Written Land: A Lionel Fogarty Chapbook

By and | 1 August 2016


Image courtesy of Lionel Fogarty


For Martinican poet and theorist Édouard Glissant, forced poetics exists ‘where a need for expression confronts an inability to achieve expression.’1 Glissant further clarifies this when he argues that ‘a forced poetics is created from the awareness of the oppositions between a language that one uses and a form of expression that one needs.’2 For Lionel Fogarty, the divide between what is said and what goes unsaid, between Indigenous life and non-Indigenous assertions, exemplifies this pressure, poetically and politically. The tension which exists in this collection is a continuance of the struggle for self-determination and for justice which have typified Fogarty’s writing for the last thirty-five years. These poems represent the struggle for the right to be able to tell one’s own stories, as the poem ‘Fuck Off’ argues:

Deep down in the black anthropological mind
lives an historical process
you all here never will re-write.3

In that the language of this collection is seen to contravene the grammatical and syntactical constraints of English language usage, speaks to the ‘forced transculturation’ of non-Indigenous language and culture in the telling of Indigenous history. That same tension underlies many of the poems contained here, where corporate and / or government words ‘Reinforce white dominance’ with a ‘syntax blotched (by) greed.’ The division between rurality and rusticism is played upon in the heart-breaking poem of post-mining boom small towns ‘SEE SEA OVER DEWS IN CEDUNA’, just as the divide between Aboriginal reality and labour and the saleability of Aboriginality is fiercely critiqued within the collection. Continuing from ‘Digger lion’s goal’, the line ‘Revitalizing extraction’ unfolds into ‘Sacred histories severed on impacted reclamation’. ‘Revitalizing extraction’ levels accusations at (foreign owned?) corporations for the extraction economies of resources and culture; at once a boutique multicultural project (with their Indigenous employment targets and job incentives) the devastating ecological and ontological effects which Indigenous communities are often left to bear. That ‘Sacred histories’ are ‘severed’ and ‘dispossessed’ speaks of derivations of value and labour, and sets up a dialectic between surplus value and surplus lives. Everyday language, especially that used for corporate control of Indigenous Country, is represented as corrupt and corrupting. This is language which needs to be broken, to be disseminated and retooled. What Fogarty presents in this collection is a language which has been recalibrated, which reflects the linguistic corruption it is exposed to and which speaks with historical horizons far longer than any market projections.

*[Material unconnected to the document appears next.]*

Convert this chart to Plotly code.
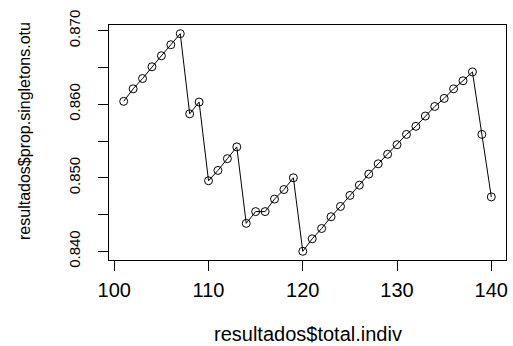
import plotly.graph_objects as go

total_indiv = list(range(101, 141))
prop_singletons_otu = [
    0.8604, 0.8621, 0.8635, 0.8651, 0.8666, 0.8681, 0.8696,
    0.8587, 0.8603,
    0.8496, 0.8510, 0.8526, 0.8542,
    0.8438, 0.8454, 0.8454, 0.8471, 0.8484, 0.8500,
    0.8400, 0.8417, 0.8431, 0.8447, 0.8461, 0.8476, 0.8490, 0.8505,
    0.8519, 0.8532, 0.8545, 0.8559, 0.8570, 0.8584, 0.8597, 0.8608,
    0.8621, 0.8632, 0.8644,
    0.8559, 0.8474,
]
x_ticks = [100, 110, 120, 130, 140]
y_ticks = [0.840, 0.850, 0.860, 0.870]
y_tick_labels = ["0.840", "0.850", "0.860", "0.870"]
x_title = "resultados$total.indiv"
y_title = "resultados$prop.singletons.otu"

def padded(vals, f=0.04):
    lo, hi = min(vals), max(vals)
    d = (hi - lo) * f
    return [lo - d, hi + d]

fig = go.Figure(go.Scatter(
    x=total_indiv, y=prop_singletons_otu, mode="lines+markers",
    line=dict(color="black", width=1),
    marker=dict(symbol="circle-open", size=8, color="black", line=dict(width=1)),
))

font = "Liberation Sans, Arial, sans-serif"
fig.update_layout(
    width=513, height=346,
    margin=dict(l=109, r=7, t=25, b=86, autoexpand=False),
    plot_bgcolor="white", paper_bgcolor="white",
    showlegend=False,
    font=dict(family=font, color="black"),
    annotations=[
        dict(text=x_title, xref="paper", yref="paper", x=0.5, y=-0.315,
             xanchor="center", yanchor="middle", showarrow=False, font=dict(size=20)),
        dict(text=y_title, xref="paper", yref="paper", x=-0.2116, y=0.549, textangle=-90,
             xanchor="center", yanchor="middle", showarrow=False, font=dict(size=16)),
    ],
)
fig.update_xaxes(
    range=padded(total_indiv), tickvals=x_ticks, ticktext=[str(v) for v in x_ticks],
    showgrid=False, zeroline=False, showline=True, mirror=True, automargin=False,
    linecolor="black", linewidth=1, ticks="outside", ticklen=10, tickcolor="black",
    tickfont=dict(size=20), ticklabelstandoff=2,
)
fig.update_yaxes(
    range=padded(prop_singletons_otu), tickvals=y_ticks, ticktext=y_tick_labels,
    tickangle=-90, automargin=False,
    showgrid=False, zeroline=False, showline=True, mirror=True,
    linecolor="black", linewidth=1, ticks="outside", ticklen=10, tickcolor="black",
    tickfont=dict(size=15), ticklabelstandoff=12,
    minor=dict(dtick=0.005, tick0=0.84, ticks="outside", ticklen=10, tickcolor="black", showgrid=False),
)
fig.write_html("out.html", config={"displayModeBar": False},
               post_script="document.body.style.margin='0px';")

Lionel Fogarty: No Cites like the Cites Hum In
Lionel Fogarty: Conquer Slaughter’s
Lionel Fogarty: Never Worked
Lionel Fogarty: See Sea Over Dews in Cenduna
Lionel Fogarty: Yo I Am the Man
Lionel Fogarty: Cops are poets on the looks sit hears cobs

Adding to the multifaceted attack on linguistic and cultural expression, is the status and functions of possessives within the collection. The challenge to definitions of ownership and the very constructs of personhood are contested within these agrammatical examples, ‘cities are built on times land.’ Here, time is given in identificatory language, as governing and possessive, but also as reflecting a plurality of temporal fields (mythopoeic, colonial and authorial times) and as possibly as establishing hierarchies of control and dominance, where ‘Homeland is earth’s lust’. The complications of personal identity and identifiers are as complex as antecedents we can trace to the Black Arts Movement.4 The criticism latent in a ‘Were are the many stars’ problematises historical categorisations of Indigenous Australians (‘were’) and doubly, or perhaps exponentially, problematises the relationship between those Aboriginal Australians being defined and their capacity for agency and decisive action given in the corruption of the verb ‘we’re’. In even this most subtle way – and Fogarty’s poems are not typified by their subtlety – the poems in this collection critique the concept that Indigenous lives are qualifiable, and stand against the impact of language in over-determining the confines and constructs of Indigenous life.

It is with this caustic approach that Fogarty contests the political future of reclamation, of sanctity and of self-determination. It is a position from where he determinedly stakes a claim on the stories that lie at the heart of the country.

  1. Glissant, 120.
  2. Glissant, 121.
  3. Fogarty, ‘Fuck Off,’ New and Selected, 75.
  4. And one should note Evie Shockley’s brilliant work in this area of criticism Evie Shockley, Renegade Poetics: Black Aesthetics and Formal Innovation in African American Poetry (New Jersey: Weslyan, 2011).